As a former soldier, John wasn’t afraid when he hunted. But he wasn’t reckless either. He studied his enemy, online and in archival texts at the library, and soon learned what could kill them (sunlight, decapitation) what would slow them down long enough for him to escape (bullets), and what just pissed them off (garlic, crucifixes, hero worship). As he prepared for battle each night, John often wondered if there were others like him: people who’d lost loved ones to vampires and wreaked vengeance until they were either injured, or killed, or something.
The high mortality risk that went with his new obsession didn't scare him any more than the hunt itself. His military service had been a prep course on how to die for your country. John was certainly ready to die for mankind if he had to.
It was after his tenth kill that he began to get e-mails from a mysterious Londoner who called himself Sherlock Holmes. John had no idea how Holmes found out what he was doing, but the information the man supplied was welcome. The messages, which were sent to John’s private account, contained addresses for vampire nests all over Glasgow. When John checked them out with Mike Stamford (who became a fervent believer after John saved him from a newly created vampire in the hospital morgue), he invariably found them occupied. He always asked ‘Sherlock’ how he came by this information, but never got an answer.

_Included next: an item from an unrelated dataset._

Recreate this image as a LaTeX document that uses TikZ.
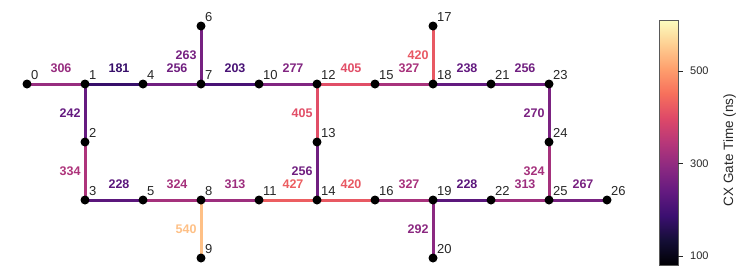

Intrigued, John researched Sherlock Holmes online but only found an obituary for a man who’d died two years previously, aged thirty-four. Cause of death was listed as accidental. The deceased was a well-known freelance detective who’d left behind a brother, Mycroft. John was tempted to contact the surviving Holmes somehow and let him know that someone was using his dead brother’s name, but decided against it. His still-raw feelings over Sarah’s death left him reluctant to resurrect another’s pain.

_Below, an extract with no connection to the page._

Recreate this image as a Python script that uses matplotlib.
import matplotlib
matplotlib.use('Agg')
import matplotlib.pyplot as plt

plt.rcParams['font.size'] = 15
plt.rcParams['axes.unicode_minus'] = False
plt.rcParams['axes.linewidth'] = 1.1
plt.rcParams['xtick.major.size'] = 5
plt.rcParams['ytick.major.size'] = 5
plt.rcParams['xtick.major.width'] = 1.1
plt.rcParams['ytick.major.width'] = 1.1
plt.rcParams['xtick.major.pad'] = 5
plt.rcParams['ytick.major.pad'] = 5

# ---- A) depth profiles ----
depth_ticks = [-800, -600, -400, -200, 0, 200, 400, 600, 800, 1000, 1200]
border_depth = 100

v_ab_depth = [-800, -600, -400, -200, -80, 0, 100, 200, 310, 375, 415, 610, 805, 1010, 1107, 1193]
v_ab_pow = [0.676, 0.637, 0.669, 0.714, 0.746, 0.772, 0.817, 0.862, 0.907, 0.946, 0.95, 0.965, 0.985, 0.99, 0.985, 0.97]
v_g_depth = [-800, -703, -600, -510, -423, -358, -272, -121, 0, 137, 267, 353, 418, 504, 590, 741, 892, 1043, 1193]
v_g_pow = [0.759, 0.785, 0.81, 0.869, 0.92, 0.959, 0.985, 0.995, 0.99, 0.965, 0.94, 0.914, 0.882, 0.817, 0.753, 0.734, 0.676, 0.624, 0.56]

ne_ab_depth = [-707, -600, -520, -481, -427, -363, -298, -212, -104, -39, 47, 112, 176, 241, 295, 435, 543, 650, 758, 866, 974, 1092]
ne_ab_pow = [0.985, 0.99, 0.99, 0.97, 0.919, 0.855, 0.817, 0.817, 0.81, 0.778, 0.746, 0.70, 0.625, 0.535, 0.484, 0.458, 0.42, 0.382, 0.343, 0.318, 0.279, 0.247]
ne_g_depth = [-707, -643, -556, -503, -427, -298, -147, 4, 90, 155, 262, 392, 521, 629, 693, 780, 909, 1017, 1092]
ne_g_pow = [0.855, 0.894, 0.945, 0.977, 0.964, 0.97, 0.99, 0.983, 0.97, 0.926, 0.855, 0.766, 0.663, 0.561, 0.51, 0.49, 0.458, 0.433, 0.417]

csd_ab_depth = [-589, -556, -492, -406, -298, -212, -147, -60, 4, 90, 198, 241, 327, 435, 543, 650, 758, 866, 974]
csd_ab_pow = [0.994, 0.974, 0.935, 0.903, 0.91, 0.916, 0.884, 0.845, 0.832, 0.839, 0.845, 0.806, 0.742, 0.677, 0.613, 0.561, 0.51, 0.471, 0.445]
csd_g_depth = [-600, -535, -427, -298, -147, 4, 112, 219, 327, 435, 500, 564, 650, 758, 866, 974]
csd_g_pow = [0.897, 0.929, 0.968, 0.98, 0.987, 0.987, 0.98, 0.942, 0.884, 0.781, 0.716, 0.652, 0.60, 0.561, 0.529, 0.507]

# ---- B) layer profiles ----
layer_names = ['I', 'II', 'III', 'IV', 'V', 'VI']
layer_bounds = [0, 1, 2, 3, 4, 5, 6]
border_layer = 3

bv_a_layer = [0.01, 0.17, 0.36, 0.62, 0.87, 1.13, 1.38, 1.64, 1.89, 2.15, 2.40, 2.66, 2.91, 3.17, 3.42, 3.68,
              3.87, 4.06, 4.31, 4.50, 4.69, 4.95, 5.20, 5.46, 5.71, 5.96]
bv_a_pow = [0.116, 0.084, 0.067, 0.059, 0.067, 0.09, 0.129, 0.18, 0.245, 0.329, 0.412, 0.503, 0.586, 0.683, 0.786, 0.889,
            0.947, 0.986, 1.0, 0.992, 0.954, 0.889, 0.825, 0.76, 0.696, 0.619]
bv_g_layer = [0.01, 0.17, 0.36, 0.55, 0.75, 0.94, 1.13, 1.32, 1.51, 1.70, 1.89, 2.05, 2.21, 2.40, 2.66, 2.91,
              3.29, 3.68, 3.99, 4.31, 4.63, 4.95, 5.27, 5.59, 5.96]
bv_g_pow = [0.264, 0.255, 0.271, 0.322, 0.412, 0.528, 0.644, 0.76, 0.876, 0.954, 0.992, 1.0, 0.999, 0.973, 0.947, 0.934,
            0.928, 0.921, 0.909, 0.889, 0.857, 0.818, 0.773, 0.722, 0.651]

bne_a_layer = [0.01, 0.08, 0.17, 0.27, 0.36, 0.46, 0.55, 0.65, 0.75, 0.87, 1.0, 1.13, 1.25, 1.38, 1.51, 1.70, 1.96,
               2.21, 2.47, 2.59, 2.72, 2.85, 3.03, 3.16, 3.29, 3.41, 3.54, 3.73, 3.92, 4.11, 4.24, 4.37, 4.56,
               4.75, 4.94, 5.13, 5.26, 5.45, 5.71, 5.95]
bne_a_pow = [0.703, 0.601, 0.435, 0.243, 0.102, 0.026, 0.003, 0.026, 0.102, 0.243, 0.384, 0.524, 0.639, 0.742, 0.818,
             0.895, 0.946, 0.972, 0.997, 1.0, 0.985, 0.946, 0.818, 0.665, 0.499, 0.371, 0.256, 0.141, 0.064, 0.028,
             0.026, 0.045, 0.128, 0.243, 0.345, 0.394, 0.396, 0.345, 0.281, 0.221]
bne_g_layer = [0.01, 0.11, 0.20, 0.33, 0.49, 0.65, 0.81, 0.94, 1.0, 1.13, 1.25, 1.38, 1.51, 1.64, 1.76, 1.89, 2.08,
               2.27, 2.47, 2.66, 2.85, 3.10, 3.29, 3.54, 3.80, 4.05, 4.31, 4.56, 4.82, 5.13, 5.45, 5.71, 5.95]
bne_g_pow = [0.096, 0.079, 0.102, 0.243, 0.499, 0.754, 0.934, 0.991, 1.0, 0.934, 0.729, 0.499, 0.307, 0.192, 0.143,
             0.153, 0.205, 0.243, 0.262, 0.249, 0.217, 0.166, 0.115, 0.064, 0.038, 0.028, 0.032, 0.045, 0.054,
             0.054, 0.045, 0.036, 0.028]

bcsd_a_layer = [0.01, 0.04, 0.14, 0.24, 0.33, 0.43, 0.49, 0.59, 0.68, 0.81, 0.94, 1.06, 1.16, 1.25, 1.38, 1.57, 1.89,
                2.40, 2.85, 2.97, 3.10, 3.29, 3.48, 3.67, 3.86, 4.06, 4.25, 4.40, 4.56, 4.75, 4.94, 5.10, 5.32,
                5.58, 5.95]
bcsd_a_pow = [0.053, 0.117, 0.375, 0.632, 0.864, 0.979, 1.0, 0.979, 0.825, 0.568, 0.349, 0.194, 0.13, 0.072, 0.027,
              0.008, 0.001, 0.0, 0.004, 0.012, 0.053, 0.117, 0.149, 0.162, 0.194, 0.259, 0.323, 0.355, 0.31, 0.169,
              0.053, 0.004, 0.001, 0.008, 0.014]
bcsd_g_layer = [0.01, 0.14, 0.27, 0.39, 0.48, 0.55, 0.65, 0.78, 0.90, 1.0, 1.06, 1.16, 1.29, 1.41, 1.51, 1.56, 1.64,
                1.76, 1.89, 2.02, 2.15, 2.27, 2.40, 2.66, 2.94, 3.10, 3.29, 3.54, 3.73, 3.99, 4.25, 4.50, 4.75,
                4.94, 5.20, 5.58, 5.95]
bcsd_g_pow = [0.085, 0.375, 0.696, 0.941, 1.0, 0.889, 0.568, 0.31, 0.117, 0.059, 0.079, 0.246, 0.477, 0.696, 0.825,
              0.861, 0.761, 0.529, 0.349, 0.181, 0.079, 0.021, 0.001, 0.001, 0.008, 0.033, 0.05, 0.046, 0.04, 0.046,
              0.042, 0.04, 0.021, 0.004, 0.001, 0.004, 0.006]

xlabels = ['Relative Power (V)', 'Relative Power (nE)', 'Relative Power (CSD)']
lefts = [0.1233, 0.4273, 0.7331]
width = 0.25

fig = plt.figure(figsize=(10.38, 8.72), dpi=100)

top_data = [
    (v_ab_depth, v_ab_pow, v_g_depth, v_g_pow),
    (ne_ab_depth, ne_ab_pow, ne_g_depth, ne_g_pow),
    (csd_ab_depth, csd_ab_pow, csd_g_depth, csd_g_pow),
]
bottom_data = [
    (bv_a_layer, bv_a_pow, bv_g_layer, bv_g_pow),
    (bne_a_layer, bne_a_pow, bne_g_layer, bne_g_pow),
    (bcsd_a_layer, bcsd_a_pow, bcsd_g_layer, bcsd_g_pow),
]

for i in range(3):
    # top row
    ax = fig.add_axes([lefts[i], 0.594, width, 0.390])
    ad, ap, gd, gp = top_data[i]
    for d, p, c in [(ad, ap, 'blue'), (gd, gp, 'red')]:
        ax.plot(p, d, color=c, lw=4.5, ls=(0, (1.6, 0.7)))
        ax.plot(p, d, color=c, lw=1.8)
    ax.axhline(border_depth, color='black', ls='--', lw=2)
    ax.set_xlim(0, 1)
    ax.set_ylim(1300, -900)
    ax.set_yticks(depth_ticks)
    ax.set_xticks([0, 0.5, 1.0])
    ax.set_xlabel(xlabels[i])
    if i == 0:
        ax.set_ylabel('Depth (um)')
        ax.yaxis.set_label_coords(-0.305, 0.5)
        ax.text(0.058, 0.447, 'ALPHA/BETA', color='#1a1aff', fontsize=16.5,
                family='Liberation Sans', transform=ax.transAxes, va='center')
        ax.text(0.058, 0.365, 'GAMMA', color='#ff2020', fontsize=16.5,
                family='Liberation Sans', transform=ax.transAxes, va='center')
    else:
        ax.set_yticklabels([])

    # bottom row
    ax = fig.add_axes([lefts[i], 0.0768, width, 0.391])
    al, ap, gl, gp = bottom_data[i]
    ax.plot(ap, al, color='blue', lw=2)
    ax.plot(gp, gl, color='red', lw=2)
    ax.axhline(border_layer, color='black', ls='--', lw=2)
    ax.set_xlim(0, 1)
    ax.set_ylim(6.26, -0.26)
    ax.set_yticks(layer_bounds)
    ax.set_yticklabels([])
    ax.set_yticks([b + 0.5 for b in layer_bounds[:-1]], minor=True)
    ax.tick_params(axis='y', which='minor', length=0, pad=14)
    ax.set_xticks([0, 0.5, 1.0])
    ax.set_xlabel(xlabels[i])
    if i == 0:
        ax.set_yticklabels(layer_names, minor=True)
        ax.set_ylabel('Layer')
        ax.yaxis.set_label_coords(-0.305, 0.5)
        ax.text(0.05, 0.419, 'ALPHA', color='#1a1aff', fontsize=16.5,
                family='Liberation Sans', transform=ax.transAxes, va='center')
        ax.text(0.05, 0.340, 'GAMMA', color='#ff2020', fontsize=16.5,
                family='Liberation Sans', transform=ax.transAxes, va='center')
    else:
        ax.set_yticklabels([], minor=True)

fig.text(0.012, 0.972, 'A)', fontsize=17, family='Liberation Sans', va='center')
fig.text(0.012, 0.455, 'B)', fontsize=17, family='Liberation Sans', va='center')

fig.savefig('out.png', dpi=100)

“John? Did you hear that?”
Stamford’s voice jerked him back to the present. “Hear what?”
John obeyed. At first he didn’t hear anything. Then footsteps sounded in the dark hallway that led to the shop’s delivery entrance. He tensed as they grew louder. There were two of them, one considerably heavier than the other.
He raised his machete, but something wasn’t right. Vampires, unless they were in daylight hibernation mode (it was now eight in the morning) would have heard and smelled the two men as soon as they broke into the building, and there would have been a fight by now. At this time of day there was no way that an undead straggler would be coming home.

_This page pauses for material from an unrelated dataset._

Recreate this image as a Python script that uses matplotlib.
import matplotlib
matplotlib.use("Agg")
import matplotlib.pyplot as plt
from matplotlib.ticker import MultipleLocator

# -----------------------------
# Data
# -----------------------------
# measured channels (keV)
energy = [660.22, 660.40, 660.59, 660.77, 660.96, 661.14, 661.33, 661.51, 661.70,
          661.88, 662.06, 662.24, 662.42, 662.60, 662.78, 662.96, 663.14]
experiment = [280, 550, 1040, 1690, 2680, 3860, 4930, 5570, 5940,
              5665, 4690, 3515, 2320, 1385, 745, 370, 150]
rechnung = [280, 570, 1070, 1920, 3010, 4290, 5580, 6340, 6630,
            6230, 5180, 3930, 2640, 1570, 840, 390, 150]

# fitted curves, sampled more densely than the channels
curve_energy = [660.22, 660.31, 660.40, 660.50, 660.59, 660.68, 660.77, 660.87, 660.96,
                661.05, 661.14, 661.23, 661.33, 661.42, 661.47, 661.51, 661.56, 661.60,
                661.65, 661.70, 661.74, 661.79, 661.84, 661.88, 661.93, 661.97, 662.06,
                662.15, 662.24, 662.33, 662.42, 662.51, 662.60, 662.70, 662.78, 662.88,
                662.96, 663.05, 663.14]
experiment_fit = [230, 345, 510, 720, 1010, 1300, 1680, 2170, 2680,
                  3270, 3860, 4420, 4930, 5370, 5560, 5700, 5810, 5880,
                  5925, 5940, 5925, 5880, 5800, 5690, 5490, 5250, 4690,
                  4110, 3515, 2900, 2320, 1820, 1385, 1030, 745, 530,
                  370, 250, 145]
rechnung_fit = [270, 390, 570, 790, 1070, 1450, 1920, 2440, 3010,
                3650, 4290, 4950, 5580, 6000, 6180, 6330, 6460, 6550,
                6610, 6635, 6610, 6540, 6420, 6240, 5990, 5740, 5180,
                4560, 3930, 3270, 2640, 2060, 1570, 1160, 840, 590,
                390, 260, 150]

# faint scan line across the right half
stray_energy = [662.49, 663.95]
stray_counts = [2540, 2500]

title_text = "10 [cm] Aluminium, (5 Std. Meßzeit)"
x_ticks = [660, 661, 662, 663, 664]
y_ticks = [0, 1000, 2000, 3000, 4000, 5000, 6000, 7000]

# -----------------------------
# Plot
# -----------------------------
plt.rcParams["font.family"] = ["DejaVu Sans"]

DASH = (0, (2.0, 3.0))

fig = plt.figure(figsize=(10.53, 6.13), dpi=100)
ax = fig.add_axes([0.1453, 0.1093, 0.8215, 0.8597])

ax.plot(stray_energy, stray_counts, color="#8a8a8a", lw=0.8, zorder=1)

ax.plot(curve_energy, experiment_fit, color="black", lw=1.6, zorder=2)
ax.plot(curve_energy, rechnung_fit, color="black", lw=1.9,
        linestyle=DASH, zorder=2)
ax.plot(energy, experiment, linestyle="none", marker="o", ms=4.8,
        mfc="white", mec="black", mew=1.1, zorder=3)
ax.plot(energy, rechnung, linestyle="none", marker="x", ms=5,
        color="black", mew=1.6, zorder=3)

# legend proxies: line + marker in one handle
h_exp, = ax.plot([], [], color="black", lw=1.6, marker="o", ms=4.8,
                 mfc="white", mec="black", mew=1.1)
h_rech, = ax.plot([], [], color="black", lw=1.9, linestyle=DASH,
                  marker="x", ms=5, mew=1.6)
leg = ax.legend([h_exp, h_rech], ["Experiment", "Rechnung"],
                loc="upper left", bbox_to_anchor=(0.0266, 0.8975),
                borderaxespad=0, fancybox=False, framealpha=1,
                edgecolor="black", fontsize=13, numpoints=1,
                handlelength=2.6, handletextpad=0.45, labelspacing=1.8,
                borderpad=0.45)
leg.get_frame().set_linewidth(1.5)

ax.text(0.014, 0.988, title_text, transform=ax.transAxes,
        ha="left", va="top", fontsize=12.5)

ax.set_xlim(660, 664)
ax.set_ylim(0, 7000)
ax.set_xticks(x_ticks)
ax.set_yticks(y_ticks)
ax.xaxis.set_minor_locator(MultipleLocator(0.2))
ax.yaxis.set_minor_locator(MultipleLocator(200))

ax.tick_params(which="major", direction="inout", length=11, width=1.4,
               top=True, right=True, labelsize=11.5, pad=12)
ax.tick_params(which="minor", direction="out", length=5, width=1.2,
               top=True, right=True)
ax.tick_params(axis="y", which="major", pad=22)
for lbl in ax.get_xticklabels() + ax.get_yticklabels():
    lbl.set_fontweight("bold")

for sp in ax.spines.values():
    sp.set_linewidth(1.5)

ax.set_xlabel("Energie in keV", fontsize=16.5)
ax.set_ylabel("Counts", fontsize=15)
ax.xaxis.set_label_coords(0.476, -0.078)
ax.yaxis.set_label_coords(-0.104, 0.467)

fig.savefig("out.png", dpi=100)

A couple of street kids, maybe?
Two lights appeared at the end of the hall, and grew bigger and brighter until a man and a woman appeared in the doorway. John and Mike exhaled at the same time and lowered their weapons, because the newcomers –with their clear eyes and healthy colouring- were clearly human.
The man was in his late forties, with silvery grey hair and a serious expression. He carried himself like a policeman or soldier. The woman was no older than thirty and wore her long brown hair parted on the side. She chewed her lower lip in what John perceived as an anxious gesture. Both of them held a torch in one hand and a thick-handled axe in the other. Even in this area of Glasgow, they must have drawn stares when they entered the building with such weaponry.
“John Watson?” the man asked.
Mike shot a startled glance at his friend. John frowned. “Who’s asking?”
“I’m Greg Lestrade.” He indicated the young woman with a nod. “And this is Dr. Molly Hooper. We arrived in Glasgow from London last night. To find you.”
“Find me? Why?”
When Molly answered, John and Mike received their second surprise of the day.
“Sherlock Holmes sent us. You need to come to London right away.”